Exercise directions: From the first line of the listing below, retype each line up to and including the one with "Serif', 'Times New"; pictures stay out.

Dataset excerpt:
------------------------------

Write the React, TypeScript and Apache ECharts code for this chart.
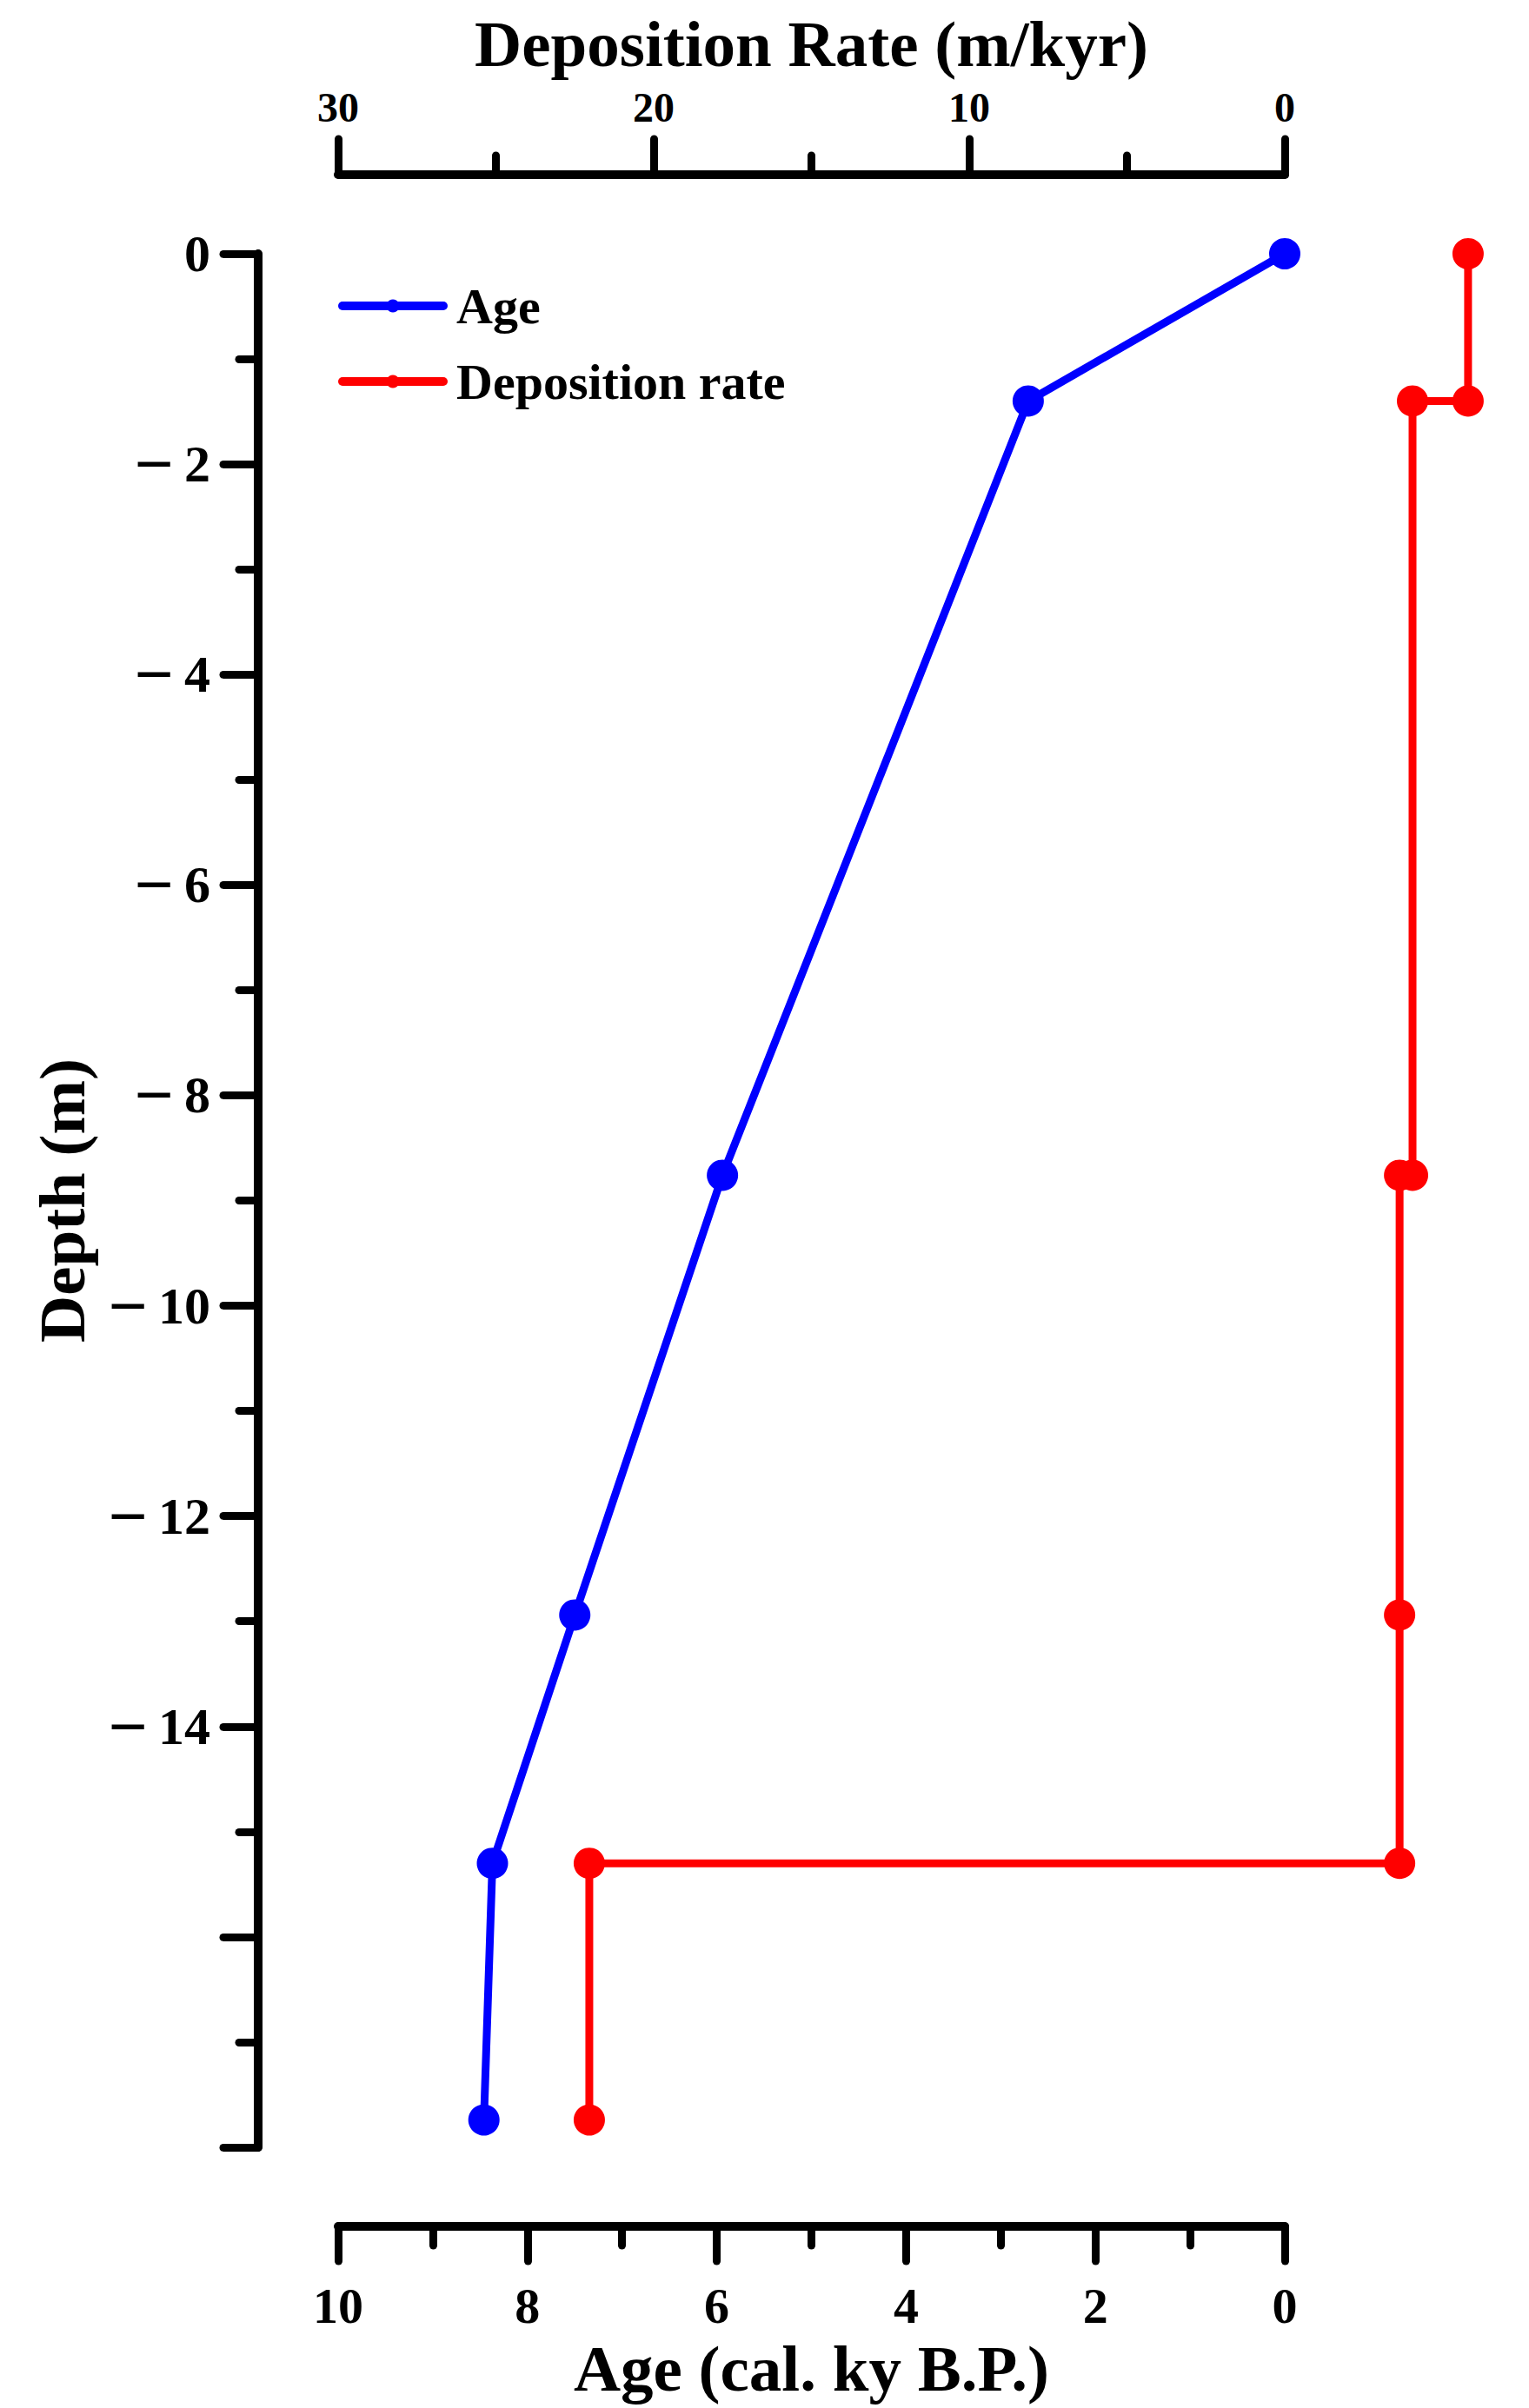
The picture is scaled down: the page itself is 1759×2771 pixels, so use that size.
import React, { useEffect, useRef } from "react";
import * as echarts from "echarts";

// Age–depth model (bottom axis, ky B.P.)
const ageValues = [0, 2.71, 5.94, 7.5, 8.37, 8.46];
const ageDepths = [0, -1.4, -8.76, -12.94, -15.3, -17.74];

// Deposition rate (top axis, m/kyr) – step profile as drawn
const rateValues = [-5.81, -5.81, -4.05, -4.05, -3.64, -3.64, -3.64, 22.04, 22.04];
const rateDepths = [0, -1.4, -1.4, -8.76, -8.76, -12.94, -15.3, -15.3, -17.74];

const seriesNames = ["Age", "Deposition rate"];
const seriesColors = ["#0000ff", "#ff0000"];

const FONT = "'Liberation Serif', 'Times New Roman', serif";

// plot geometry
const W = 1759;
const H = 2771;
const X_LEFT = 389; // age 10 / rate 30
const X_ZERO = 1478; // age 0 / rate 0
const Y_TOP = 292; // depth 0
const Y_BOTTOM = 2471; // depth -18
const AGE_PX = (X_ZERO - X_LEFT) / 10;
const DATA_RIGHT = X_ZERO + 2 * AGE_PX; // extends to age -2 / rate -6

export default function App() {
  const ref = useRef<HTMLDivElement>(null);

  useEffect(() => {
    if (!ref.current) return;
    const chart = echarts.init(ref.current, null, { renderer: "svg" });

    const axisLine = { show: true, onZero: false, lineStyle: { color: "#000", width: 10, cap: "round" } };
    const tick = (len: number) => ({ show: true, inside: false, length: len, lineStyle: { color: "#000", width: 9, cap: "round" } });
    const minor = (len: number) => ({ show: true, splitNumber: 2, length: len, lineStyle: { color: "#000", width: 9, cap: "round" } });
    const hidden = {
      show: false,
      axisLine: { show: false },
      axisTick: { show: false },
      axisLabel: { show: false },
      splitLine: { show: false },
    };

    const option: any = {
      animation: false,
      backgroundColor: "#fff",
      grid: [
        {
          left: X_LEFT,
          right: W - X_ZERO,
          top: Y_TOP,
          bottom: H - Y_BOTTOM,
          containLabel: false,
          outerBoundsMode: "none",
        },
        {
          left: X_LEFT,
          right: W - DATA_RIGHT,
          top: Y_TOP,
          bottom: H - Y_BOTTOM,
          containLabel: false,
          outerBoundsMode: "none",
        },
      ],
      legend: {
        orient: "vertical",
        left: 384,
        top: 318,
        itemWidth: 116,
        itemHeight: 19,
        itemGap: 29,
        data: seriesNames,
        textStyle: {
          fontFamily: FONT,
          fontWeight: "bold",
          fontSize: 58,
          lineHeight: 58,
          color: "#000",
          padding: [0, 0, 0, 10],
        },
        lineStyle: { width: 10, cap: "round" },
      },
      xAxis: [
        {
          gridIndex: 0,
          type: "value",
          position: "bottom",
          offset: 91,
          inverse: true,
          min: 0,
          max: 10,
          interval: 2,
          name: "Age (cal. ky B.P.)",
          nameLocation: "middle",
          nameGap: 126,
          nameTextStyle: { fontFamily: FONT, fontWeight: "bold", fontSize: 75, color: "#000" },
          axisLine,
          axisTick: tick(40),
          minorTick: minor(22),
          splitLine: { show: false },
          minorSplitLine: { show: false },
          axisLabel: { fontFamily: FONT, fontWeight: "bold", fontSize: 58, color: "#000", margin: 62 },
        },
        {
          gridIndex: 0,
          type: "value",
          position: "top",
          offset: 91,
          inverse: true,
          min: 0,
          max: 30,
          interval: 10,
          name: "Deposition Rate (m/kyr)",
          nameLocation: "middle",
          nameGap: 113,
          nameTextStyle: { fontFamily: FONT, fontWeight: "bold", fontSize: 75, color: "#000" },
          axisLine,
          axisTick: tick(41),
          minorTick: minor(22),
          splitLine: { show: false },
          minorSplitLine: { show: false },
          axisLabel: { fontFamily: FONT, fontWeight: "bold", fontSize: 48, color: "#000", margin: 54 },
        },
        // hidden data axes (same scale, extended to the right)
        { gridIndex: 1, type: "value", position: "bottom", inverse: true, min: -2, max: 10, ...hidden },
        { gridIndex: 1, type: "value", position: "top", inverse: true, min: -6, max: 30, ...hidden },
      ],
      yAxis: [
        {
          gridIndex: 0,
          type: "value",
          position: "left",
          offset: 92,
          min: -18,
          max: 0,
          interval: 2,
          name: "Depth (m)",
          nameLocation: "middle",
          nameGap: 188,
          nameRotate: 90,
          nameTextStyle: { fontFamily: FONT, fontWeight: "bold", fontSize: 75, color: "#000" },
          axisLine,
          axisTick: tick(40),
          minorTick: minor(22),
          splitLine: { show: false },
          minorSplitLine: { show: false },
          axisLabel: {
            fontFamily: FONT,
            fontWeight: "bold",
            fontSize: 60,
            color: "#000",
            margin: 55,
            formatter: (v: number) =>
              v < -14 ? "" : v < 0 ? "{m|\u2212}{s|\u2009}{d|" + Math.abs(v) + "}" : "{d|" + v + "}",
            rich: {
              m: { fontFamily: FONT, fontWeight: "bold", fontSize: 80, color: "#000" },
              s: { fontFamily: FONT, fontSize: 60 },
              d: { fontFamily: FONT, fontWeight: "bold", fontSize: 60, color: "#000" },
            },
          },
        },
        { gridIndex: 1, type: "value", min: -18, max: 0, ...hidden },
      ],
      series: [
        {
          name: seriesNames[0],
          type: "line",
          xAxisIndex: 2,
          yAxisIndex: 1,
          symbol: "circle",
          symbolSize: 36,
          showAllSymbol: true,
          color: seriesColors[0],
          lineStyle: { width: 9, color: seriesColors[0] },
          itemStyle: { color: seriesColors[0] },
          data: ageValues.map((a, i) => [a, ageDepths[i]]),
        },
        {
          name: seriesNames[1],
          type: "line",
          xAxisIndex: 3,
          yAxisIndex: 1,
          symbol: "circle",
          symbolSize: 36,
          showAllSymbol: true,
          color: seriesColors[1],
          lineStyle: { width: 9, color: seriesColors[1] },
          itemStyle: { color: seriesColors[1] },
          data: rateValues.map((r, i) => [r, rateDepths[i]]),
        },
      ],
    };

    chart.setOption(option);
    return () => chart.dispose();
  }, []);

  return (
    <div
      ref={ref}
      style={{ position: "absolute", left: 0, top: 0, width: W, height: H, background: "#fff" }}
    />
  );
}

------------------------------

The output:
Write the React, TypeScript and Apache ECharts code for this chart.
The picture is scaled down: the page itself is 1759×2771 pixels, so use that size.
import React, { useEffect, useRef } from "react";
import * as echarts from "echarts";

// Age–depth model (bottom axis, ky B.P.)
const ageValues = [0, 2.71, 5.94, 7.5, 8.37, 8.46];
const ageDepths = [0, -1.4, -8.76, -12.94, -15.3, -17.74];

// Deposition rate (top axis, m/kyr) – step profile as drawn
const rateValues = [-5.81, -5.81, -4.05, -4.05, -3.64, -3.64, -3.64, 22.04, 22.04];
const rateDepths = [0, -1.4, -1.4, -8.76, -8.76, -12.94, -15.3, -15.3, -17.74];

const seriesNames = ["Age", "Deposition rate"];
const seriesColors = ["#0000ff", "#ff0000"];

const FONT = "'Liberation Serif', 'Times New Roman', serif";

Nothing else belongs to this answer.